**Recorded data:**
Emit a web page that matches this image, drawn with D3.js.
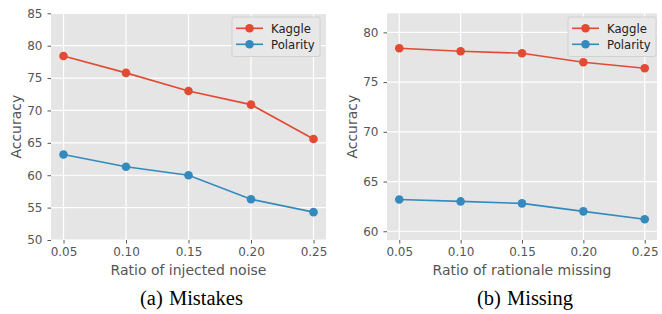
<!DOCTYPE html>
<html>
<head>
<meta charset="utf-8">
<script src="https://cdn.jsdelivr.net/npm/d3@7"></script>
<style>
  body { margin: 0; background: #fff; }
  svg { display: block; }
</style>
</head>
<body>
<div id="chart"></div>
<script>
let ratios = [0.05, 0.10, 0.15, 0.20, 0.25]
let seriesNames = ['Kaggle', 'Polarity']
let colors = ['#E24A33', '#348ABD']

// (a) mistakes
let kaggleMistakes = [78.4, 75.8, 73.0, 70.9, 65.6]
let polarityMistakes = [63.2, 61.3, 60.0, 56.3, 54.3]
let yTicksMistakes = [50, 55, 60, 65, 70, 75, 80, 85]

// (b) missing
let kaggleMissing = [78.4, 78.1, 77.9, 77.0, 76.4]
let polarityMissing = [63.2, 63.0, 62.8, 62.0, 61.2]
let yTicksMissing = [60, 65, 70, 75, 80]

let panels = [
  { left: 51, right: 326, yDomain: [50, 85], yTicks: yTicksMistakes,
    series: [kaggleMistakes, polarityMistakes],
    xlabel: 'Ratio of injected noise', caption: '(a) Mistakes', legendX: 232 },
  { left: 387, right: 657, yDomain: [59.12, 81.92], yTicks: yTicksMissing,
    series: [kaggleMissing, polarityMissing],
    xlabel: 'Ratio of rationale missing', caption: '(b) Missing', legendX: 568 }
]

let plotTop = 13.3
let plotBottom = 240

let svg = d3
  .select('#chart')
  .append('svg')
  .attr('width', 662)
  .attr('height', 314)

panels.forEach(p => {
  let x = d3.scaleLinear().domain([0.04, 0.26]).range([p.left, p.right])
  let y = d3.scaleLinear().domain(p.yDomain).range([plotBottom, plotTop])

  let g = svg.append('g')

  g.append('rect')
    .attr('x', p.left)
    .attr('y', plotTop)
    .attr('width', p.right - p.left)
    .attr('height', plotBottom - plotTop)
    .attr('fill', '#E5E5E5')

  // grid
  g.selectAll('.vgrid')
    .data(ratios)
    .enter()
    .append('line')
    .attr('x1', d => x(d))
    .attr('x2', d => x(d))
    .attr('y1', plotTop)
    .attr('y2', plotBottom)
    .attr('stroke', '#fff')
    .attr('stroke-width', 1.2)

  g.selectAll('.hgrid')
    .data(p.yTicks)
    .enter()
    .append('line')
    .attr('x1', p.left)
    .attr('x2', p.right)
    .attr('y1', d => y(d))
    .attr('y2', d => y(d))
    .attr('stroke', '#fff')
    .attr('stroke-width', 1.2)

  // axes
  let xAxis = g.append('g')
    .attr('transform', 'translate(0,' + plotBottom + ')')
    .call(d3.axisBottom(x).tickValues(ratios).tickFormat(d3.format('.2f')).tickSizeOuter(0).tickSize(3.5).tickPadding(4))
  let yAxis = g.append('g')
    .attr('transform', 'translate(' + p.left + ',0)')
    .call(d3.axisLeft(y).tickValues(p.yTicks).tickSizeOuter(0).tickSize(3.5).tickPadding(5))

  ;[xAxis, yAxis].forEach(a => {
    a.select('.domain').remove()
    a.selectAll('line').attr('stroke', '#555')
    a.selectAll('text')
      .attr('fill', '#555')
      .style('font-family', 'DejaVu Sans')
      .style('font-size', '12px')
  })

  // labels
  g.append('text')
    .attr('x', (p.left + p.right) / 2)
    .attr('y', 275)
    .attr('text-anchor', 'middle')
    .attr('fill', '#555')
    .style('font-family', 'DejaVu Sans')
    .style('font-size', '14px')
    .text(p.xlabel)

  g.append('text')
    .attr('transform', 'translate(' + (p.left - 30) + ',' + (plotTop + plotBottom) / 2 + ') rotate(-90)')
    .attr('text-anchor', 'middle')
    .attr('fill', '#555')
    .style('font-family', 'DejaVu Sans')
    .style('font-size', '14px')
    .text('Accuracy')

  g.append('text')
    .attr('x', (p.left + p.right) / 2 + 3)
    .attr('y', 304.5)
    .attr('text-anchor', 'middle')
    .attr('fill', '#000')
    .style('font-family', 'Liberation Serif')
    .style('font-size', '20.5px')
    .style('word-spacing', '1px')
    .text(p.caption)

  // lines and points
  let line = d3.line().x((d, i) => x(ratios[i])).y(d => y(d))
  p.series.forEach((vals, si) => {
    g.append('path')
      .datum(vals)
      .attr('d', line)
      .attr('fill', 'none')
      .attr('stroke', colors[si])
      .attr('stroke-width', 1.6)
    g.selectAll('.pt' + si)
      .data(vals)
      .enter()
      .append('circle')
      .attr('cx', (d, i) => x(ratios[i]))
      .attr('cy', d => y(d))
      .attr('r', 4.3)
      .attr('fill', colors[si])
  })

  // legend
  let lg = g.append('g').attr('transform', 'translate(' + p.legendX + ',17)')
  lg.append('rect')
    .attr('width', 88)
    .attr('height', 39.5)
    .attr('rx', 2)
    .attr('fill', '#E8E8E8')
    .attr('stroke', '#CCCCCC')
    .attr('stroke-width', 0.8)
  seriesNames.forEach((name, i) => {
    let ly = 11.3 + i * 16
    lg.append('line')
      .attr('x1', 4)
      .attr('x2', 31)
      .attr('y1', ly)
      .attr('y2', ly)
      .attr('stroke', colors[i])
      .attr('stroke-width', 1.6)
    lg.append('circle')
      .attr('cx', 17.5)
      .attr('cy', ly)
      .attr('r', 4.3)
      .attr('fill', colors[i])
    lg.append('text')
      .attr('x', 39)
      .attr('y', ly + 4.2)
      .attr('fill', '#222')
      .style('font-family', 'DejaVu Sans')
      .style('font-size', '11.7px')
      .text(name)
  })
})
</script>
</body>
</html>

**The task:** Print the complete listing exactly as it stands, without its pictures.

**Final answer:**
Emit a web page that matches this image, drawn with D3.js.
<!DOCTYPE html>
<html>
<head>
<meta charset="utf-8">
<script src="https://cdn.jsdelivr.net/npm/d3@7"></script>
<style>
  body { margin: 0; background: #fff; }
  svg { display: block; }
</style>
</head>
<body>
<div id="chart"></div>
<script>
let ratios = [0.05, 0.10, 0.15, 0.20, 0.25]
let seriesNames = ['Kaggle', 'Polarity']
let colors = ['#E24A33', '#348ABD']

// (a) mistakes
let kaggleMistakes = [78.4, 75.8, 73.0, 70.9, 65.6]
let polarityMistakes = [63.2, 61.3, 60.0, 56.3, 54.3]
let yTicksMistakes = [50, 55, 60, 65, 70, 75, 80, 85]

// (b) missing
let kaggleMissing = [78.4, 78.1, 77.9, 77.0, 76.4]
let polarityMissing = [63.2, 63.0, 62.8, 62.0, 61.2]
let yTicksMissing = [60, 65, 70, 75, 80]

let panels = [
  { left: 51, right: 326, yDomain: [50, 85], yTicks: yTicksMistakes,
    series: [kaggleMistakes, polarityMistakes],
    xlabel: 'Ratio of injected noise', caption: '(a) Mistakes', legendX: 232 },
  { left: 387, right: 657, yDomain: [59.12, 81.92], yTicks: yTicksMissing,
    series: [kaggleMissing, polarityMissing],
    xlabel: 'Ratio of rationale missing', caption: '(b) Missing', legendX: 568 }
]

let plotTop = 13.3
let plotBottom = 240

let svg = d3
  .select('#chart')
  .append('svg')
  .attr('width', 662)
  .attr('height', 314)

panels.forEach(p => {
  let x = d3.scaleLinear().domain([0.04, 0.26]).range([p.left, p.right])
  let y = d3.scaleLinear().domain(p.yDomain).range([plotBottom, plotTop])

  let g = svg.append('g')

  g.append('rect')
    .attr('x', p.left)
    .attr('y', plotTop)
    .attr('width', p.right - p.left)
    .attr('height', plotBottom - plotTop)
    .attr('fill', '#E5E5E5')

  // grid
  g.selectAll('.vgrid')
    .data(ratios)
    .enter()
    .append('line')
    .attr('x1', d => x(d))
    .attr('x2', d => x(d))
    .attr('y1', plotTop)
    .attr('y2', plotBottom)
    .attr('stroke', '#fff')
    .attr('stroke-width', 1.2)

  g.selectAll('.hgrid')
    .data(p.yTicks)
    .enter()
    .append('line')
    .attr('x1', p.left)
    .attr('x2', p.right)
    .attr('y1', d => y(d))
    .attr('y2', d => y(d))
    .attr('stroke', '#fff')
    .attr('stroke-width', 1.2)

  // axes
  let xAxis = g.append('g')
    .attr('transform', 'translate(0,' + plotBottom + ')')
    .call(d3.axisBottom(x).tickValues(ratios).tickFormat(d3.format('.2f')).tickSizeOuter(0).tickSize(3.5).tickPadding(4))
  let yAxis = g.append('g')
    .attr('transform', 'translate(' + p.left + ',0)')
    .call(d3.axisLeft(y).tickValues(p.yTicks).tickSizeOuter(0).tickSize(3.5).tickPadding(5))

  ;[xAxis, yAxis].forEach(a => {
    a.select('.domain').remove()
    a.selectAll('line').attr('stroke', '#555')
    a.selectAll('text')
      .attr('fill', '#555')
      .style('font-family', 'DejaVu Sans')
      .style('font-size', '12px')
  })

  // labels
  g.append('text')
    .attr('x', (p.left + p.right) / 2)
    .attr('y', 275)
    .attr('text-anchor', 'middle')
    .attr('fill', '#555')
    .style('font-family', 'DejaVu Sans')
    .style('font-size', '14px')
    .text(p.xlabel)

  g.append('text')
    .attr('transform', 'translate(' + (p.left - 30) + ',' + (plotTop + plotBottom) / 2 + ') rotate(-90)')
    .attr('text-anchor', 'middle')
    .attr('fill', '#555')
    .style('font-family', 'DejaVu Sans')
    .style('font-size', '14px')
    .text('Accuracy')

  g.append('text')
    .attr('x', (p.left + p.right) / 2 + 3)
    .attr('y', 304.5)
    .attr('text-anchor', 'middle')
    .attr('fill', '#000')
    .style('font-family', 'Liberation Serif')
    .style('font-size', '20.5px')
    .style('word-spacing', '1px')
    .text(p.caption)

  // lines and points
  let line = d3.line().x((d, i) => x(ratios[i])).y(d => y(d))
  p.series.forEach((vals, si) => {
    g.append('path')
      .datum(vals)
      .attr('d', line)
      .attr('fill', 'none')
      .attr('stroke', colors[si])
      .attr('stroke-width', 1.6)
    g.selectAll('.pt' + si)
      .data(vals)
      .enter()
      .append('circle')
      .attr('cx', (d, i) => x(ratios[i]))
      .attr('cy', d => y(d))
      .attr('r', 4.3)
      .attr('fill', colors[si])
  })

  // legend
  let lg = g.append('g').attr('transform', 'translate(' + p.legendX + ',17)')
  lg.append('rect')
    .attr('width', 88)
    .attr('height', 39.5)
    .attr('rx', 2)
    .attr('fill', '#E8E8E8')
    .attr('stroke', '#CCCCCC')
    .attr('stroke-width', 0.8)
  seriesNames.forEach((name, i) => {
    let ly = 11.3 + i * 16
    lg.append('line')
      .attr('x1', 4)
      .attr('x2', 31)
      .attr('y1', ly)
      .attr('y2', ly)
      .attr('stroke', colors[i])
      .attr('stroke-width', 1.6)
    lg.append('circle')
      .attr('cx', 17.5)
      .attr('cy', ly)
      .attr('r', 4.3)
      .attr('fill', colors[i])
    lg.append('text')
      .attr('x', 39)
      .attr('y', ly + 4.2)
      .attr('fill', '#222')
      .style('font-family', 'DejaVu Sans')
      .style('font-size', '11.7px')
      .text(name)
  })
})
</script>
</body>
</html>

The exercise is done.